I sympathize with US Soccer when it comes to these issues. Litigation is a consequence of almost anything the Fed does when it comes to sanctioning and professional league governance because by their nature those actions are meant to restrict (nominally for the good of the game) and almost always engender the hostility of monied groups ready and willing to go to court to challenge those restrictions (see, Commisso, Rocco and NASL v. USSF).

It's one thing to punt on direct action on development of lower division soccer in America out of fear of legal fees. It's something else to bend willingly to the interests of private equity when private equity's brand of parasitic capitalism is well known. While I'm of the opinon that the Fed is largely a paper tiger when it comes to professional soccer, the way the Pro League Standards were altered (with public statement or acknowledgement) is a giant red flag.

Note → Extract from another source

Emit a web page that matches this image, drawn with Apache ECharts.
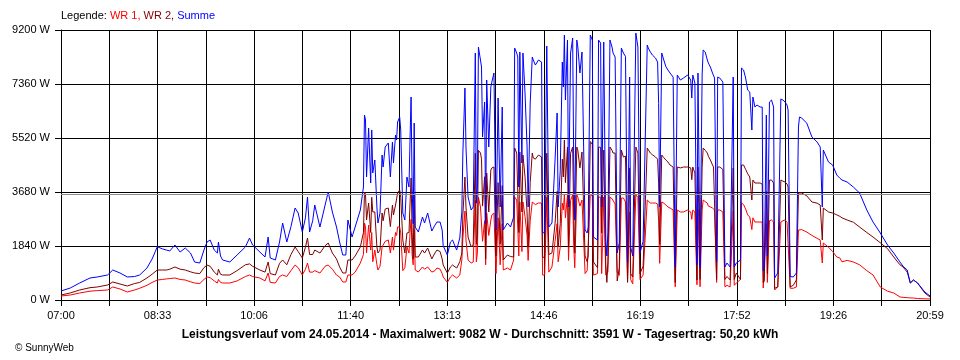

I want our soccer map to be dotted with professional clubs because I believe the gospel of soccer is one worth spreading. As an impatient realist, I recognize that dotting the map might not happen via my preferred method. I will likely continue to wrestle with what's happening when it comes to investment in lower division soccer, even as I feel the buzz of excitment that comes with knowing I'll soon have new American socccer clubs to talk about.